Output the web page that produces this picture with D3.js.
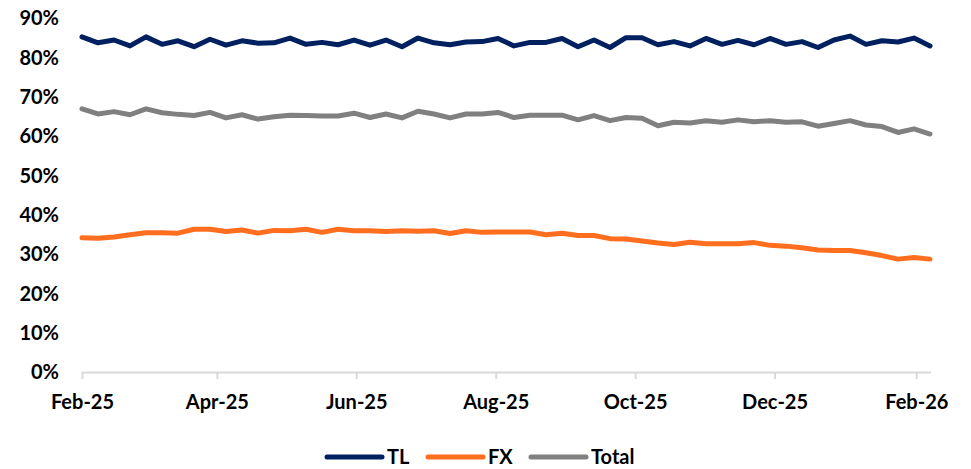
<!DOCTYPE html>
<html>
<head>
<meta charset="utf-8">
<script src="https://cdn.jsdelivr.net/npm/d3@7"></script>
<style>
	html, body { margin: 0; padding: 0; background: #fff; }
	text { font-family: Lato, 'Open Sans', sans-serif; font-weight: 700; fill: #000; }
</style>
</head>
<body>
<div id="graph"></div>
<script>
// weekly dates (Fridays)
const dates = [
	'2025-02-07', '2025-02-14', '2025-02-21', '2025-02-28',
	'2025-03-07', '2025-03-14', '2025-03-21', '2025-03-28',
	'2025-04-04', '2025-04-11', '2025-04-18', '2025-04-25',
	'2025-05-02', '2025-05-09', '2025-05-16', '2025-05-23', '2025-05-30',
	'2025-06-06', '2025-06-13', '2025-06-20', '2025-06-27',
	'2025-07-04', '2025-07-11', '2025-07-18', '2025-07-25',
	'2025-08-01', '2025-08-08', '2025-08-15', '2025-08-22', '2025-08-29',
	'2025-09-05', '2025-09-12', '2025-09-19', '2025-09-26',
	'2025-10-03', '2025-10-10', '2025-10-17', '2025-10-24', '2025-10-31',
	'2025-11-07', '2025-11-14', '2025-11-21', '2025-11-28',
	'2025-12-05', '2025-12-12', '2025-12-19', '2025-12-26',
	'2026-01-02', '2026-01-09', '2026-01-16', '2026-01-23', '2026-01-30',
	'2026-02-06', '2026-02-13'
];

const tl = [
	85.2, 83.7, 84.4, 82.9, 85.2, 83.3, 84.2, 82.7, 84.6, 83.1,
	84.2, 83.6, 83.7, 84.9, 83.3, 83.8, 83.2, 84.4, 83.1, 84.4,
	82.7, 84.9, 83.7, 83.2, 83.9, 84.0, 84.8, 82.9, 83.8, 83.8,
	84.8, 82.7, 84.4, 82.5, 85.0, 85.0, 83.2, 84.0, 82.9, 84.8,
	83.3, 84.3, 83.2, 84.8, 83.3, 84.0, 82.5, 84.4, 85.4, 83.3,
	84.2, 83.9, 84.9, 82.9
];

const fx = [
	34.1, 34.0, 34.3, 34.9, 35.4, 35.4, 35.3, 36.3, 36.3, 35.7,
	36.1, 35.3, 36.0, 35.9, 36.3, 35.5, 36.3, 35.9, 35.9, 35.7,
	35.9, 35.8, 35.9, 35.2, 35.9, 35.5, 35.6, 35.6, 35.6, 34.9,
	35.3, 34.7, 34.7, 33.9, 33.8, 33.3, 32.8, 32.4, 33.0, 32.6,
	32.6, 32.6, 32.9, 32.2, 32.0, 31.6, 31.0, 30.9, 30.9, 30.3,
	29.6, 28.7, 29.1, 28.7
];

const total = [
	66.9, 65.6, 66.2, 65.4, 66.9, 65.9, 65.5, 65.2, 66.0, 64.6,
	65.4, 64.3, 64.9, 65.3, 65.2, 65.1, 65.1, 65.8, 64.7, 65.6,
	64.6, 66.3, 65.6, 64.6, 65.6, 65.6, 66.0, 64.7, 65.3, 65.3,
	65.3, 64.1, 65.2, 63.9, 64.7, 64.5, 62.6, 63.5, 63.3, 63.9,
	63.5, 64.1, 63.6, 63.9, 63.5, 63.6, 62.5, 63.2, 63.9, 62.8,
	62.4, 60.9, 61.8, 60.5
];

const tickDates = ['2025-02-07', '2025-04-07', '2025-06-07', '2025-08-07', '2025-10-07', '2025-12-07', '2026-02-07'];
const tickLabels = ['Feb-25', 'Apr-25', 'Jun-25', 'Aug-25', 'Oct-25', 'Dec-25', 'Feb-26'];
const yTicks = [0, 10, 20, 30, 40, 50, 60, 70, 80, 90];

const series = [
	{ label: 'TL', values: tl, color: '#002060' },
	{ label: 'FX', values: fx, color: '#FF6D1F' },
	{ label: 'Total', values: total, color: '#808080' }
];

const width = 971;
const height = 469;
const parse = d3.timeParse('%Y-%m-%d');
const days = dates.map(parse);

const xScale = d3.scaleTime()
	.domain(d3.extent(days))
	.range([82, 930]);

const yScale = d3.scaleLinear()
	.domain([0, 90])
	.range([372, 18]);

const svg = d3.select('#graph')
	.append('svg')
	.attr('width', width)
	.attr('height', height);

// y labels, no axis line
svg.append('g')
	.selectAll('text')
	.data(yTicks)
	.enter()
	.append('text')
	.attr('x', 59)
	.attr('y', d => yScale(d))
	.attr('dy', '0.36em')
	.style('text-anchor', 'end')
	.style('font-size', '20px')
	.text(d => d + '%');

// x axis
const xAxis = d3.axisBottom(xScale)
	.tickValues(tickDates.map(parse))
	.tickSize(7)
	.tickSizeOuter(0)
	.tickPadding(16)
	.tickFormat((d, i) => tickLabels[i]);

const gx = svg.append('g')
	.attr('transform', `translate(0, ${yScale(0)})`)
	.call(xAxis);

gx.select('.domain')
	.attr('stroke', '#D9D9D9')
	.attr('stroke-width', 2)
	.attr('d', `M81.5,0.5H931`);
gx.selectAll('.tick line')
	.attr('stroke', '#D9D9D9')
	.attr('stroke-width', 2);
gx.selectAll('.tick text')
	.style('font-size', '20px')
	.style('font-family', 'Lato, sans-serif')
	.style('font-weight', 700)
	.attr('fill', '#000');

const line = d3.line()
	.x((d, i) => xScale(days[i]))
	.y(d => yScale(d));

svg.selectAll('path.series')
	.data(series)
	.enter()
	.append('path')
	.attr('class', 'series')
	.attr('fill', 'none')
	.attr('stroke', d => d.color)
	.attr('stroke-width', 5)
	.attr('stroke-linejoin', 'round')
	.attr('stroke-linecap', 'round')
	.attr('d', d => line(d.values));

// legend
const legendX = [327, 428, 531];
const legend = svg.append('g')
	.selectAll('g')
	.data(series)
	.enter()
	.append('g')
	.attr('transform', (d, i) => `translate(${legendX[i]}, 457)`);

legend.append('line')
	.attr('x1', 0)
	.attr('x2', 55)
	.attr('stroke', d => d.color)
	.attr('stroke-width', 5)
	.attr('stroke-linecap', 'round');

legend.append('text')
	.attr('x', 60)
	.attr('dy', '0.36em')
	.style('font-size', '20px')
	.text(d => d.label);
</script>
</body>
</html>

------------------------------------------------------------------------

Return the material word for word. Pictures are not part of the copy.

Output the web page that produces this picture with D3.js.
<!DOCTYPE html>
<html>
<head>
<meta charset="utf-8">
<script src="https://cdn.jsdelivr.net/npm/d3@7"></script>
<style>
	html, body { margin: 0; padding: 0; background: #fff; }
	text { font-family: Lato, 'Open Sans', sans-serif; font-weight: 700; fill: #000; }
</style>
</head>
<body>
<div id="graph"></div>
<script>
// weekly dates (Fridays)
const dates = [
	'2025-02-07', '2025-02-14', '2025-02-21', '2025-02-28',
	'2025-03-07', '2025-03-14', '2025-03-21', '2025-03-28',
	'2025-04-04', '2025-04-11', '2025-04-18', '2025-04-25',
	'2025-05-02', '2025-05-09', '2025-05-16', '2025-05-23', '2025-05-30',
	'2025-06-06', '2025-06-13', '2025-06-20', '2025-06-27',
	'2025-07-04', '2025-07-11', '2025-07-18', '2025-07-25',
	'2025-08-01', '2025-08-08', '2025-08-15', '2025-08-22', '2025-08-29',
	'2025-09-05', '2025-09-12', '2025-09-19', '2025-09-26',
	'2025-10-03', '2025-10-10', '2025-10-17', '2025-10-24', '2025-10-31',
	'2025-11-07', '2025-11-14', '2025-11-21', '2025-11-28',
	'2025-12-05', '2025-12-12', '2025-12-19', '2025-12-26',
	'2026-01-02', '2026-01-09', '2026-01-16', '2026-01-23', '2026-01-30',
	'2026-02-06', '2026-02-13'
];

const tl = [
	85.2, 83.7, 84.4, 82.9, 85.2, 83.3, 84.2, 82.7, 84.6, 83.1,
	84.2, 83.6, 83.7, 84.9, 83.3, 83.8, 83.2, 84.4, 83.1, 84.4,
	82.7, 84.9, 83.7, 83.2, 83.9, 84.0, 84.8, 82.9, 83.8, 83.8,
	84.8, 82.7, 84.4, 82.5, 85.0, 85.0, 83.2, 84.0, 82.9, 84.8,
	83.3, 84.3, 83.2, 84.8, 83.3, 84.0, 82.5, 84.4, 85.4, 83.3,
	84.2, 83.9, 84.9, 82.9
];

const fx = [
	34.1, 34.0, 34.3, 34.9, 35.4, 35.4, 35.3, 36.3, 36.3, 35.7,
	36.1, 35.3, 36.0, 35.9, 36.3, 35.5, 36.3, 35.9, 35.9, 35.7,
	35.9, 35.8, 35.9, 35.2, 35.9, 35.5, 35.6, 35.6, 35.6, 34.9,
	35.3, 34.7, 34.7, 33.9, 33.8, 33.3, 32.8, 32.4, 33.0, 32.6,
	32.6, 32.6, 32.9, 32.2, 32.0, 31.6, 31.0, 30.9, 30.9, 30.3,
	29.6, 28.7, 29.1, 28.7
];

const total = [
	66.9, 65.6, 66.2, 65.4, 66.9, 65.9, 65.5, 65.2, 66.0, 64.6,
	65.4, 64.3, 64.9, 65.3, 65.2, 65.1, 65.1, 65.8, 64.7, 65.6,
	64.6, 66.3, 65.6, 64.6, 65.6, 65.6, 66.0, 64.7, 65.3, 65.3,
	65.3, 64.1, 65.2, 63.9, 64.7, 64.5, 62.6, 63.5, 63.3, 63.9,
	63.5, 64.1, 63.6, 63.9, 63.5, 63.6, 62.5, 63.2, 63.9, 62.8,
	62.4, 60.9, 61.8, 60.5
];

const tickDates = ['2025-02-07', '2025-04-07', '2025-06-07', '2025-08-07', '2025-10-07', '2025-12-07', '2026-02-07'];
const tickLabels = ['Feb-25', 'Apr-25', 'Jun-25', 'Aug-25', 'Oct-25', 'Dec-25', 'Feb-26'];
const yTicks = [0, 10, 20, 30, 40, 50, 60, 70, 80, 90];

const series = [
	{ label: 'TL', values: tl, color: '#002060' },
	{ label: 'FX', values: fx, color: '#FF6D1F' },
	{ label: 'Total', values: total, color: '#808080' }
];

const width = 971;
const height = 469;
const parse = d3.timeParse('%Y-%m-%d');
const days = dates.map(parse);

const xScale = d3.scaleTime()
	.domain(d3.extent(days))
	.range([82, 930]);

const yScale = d3.scaleLinear()
	.domain([0, 90])
	.range([372, 18]);

const svg = d3.select('#graph')
	.append('svg')
	.attr('width', width)
	.attr('height', height);

// y labels, no axis line
svg.append('g')
	.selectAll('text')
	.data(yTicks)
	.enter()
	.append('text')
	.attr('x', 59)
	.attr('y', d => yScale(d))
	.attr('dy', '0.36em')
	.style('text-anchor', 'end')
	.style('font-size', '20px')
	.text(d => d + '%');

// x axis
const xAxis = d3.axisBottom(xScale)
	.tickValues(tickDates.map(parse))
	.tickSize(7)
	.tickSizeOuter(0)
	.tickPadding(16)
	.tickFormat((d, i) => tickLabels[i]);

const gx = svg.append('g')
	.attr('transform', `translate(0, ${yScale(0)})`)
	.call(xAxis);

gx.select('.domain')
	.attr('stroke', '#D9D9D9')
	.attr('stroke-width', 2)
	.attr('d', `M81.5,0.5H931`);
gx.selectAll('.tick line')
	.attr('stroke', '#D9D9D9')
	.attr('stroke-width', 2);
gx.selectAll('.tick text')
	.style('font-size', '20px')
	.style('font-family', 'Lato, sans-serif')
	.style('font-weight', 700)
	.attr('fill', '#000');

const line = d3.line()
	.x((d, i) => xScale(days[i]))
	.y(d => yScale(d));

svg.selectAll('path.series')
	.data(series)
	.enter()
	.append('path')
	.attr('class', 'series')
	.attr('fill', 'none')
	.attr('stroke', d => d.color)
	.attr('stroke-width', 5)
	.attr('stroke-linejoin', 'round')
	.attr('stroke-linecap', 'round')
	.attr('d', d => line(d.values));

// legend
const legendX = [327, 428, 531];
const legend = svg.append('g')
	.selectAll('g')
	.data(series)
	.enter()
	.append('g')
	.attr('transform', (d, i) => `translate(${legendX[i]}, 457)`);

legend.append('line')
	.attr('x1', 0)
	.attr('x2', 55)
	.attr('stroke', d => d.color)
	.attr('stroke-width', 5)
	.attr('stroke-linecap', 'round');

legend.append('text')
	.attr('x', 60)
	.attr('dy', '0.36em')
	.style('font-size', '20px')
	.text(d => d.label);
</script>
</body>
</html>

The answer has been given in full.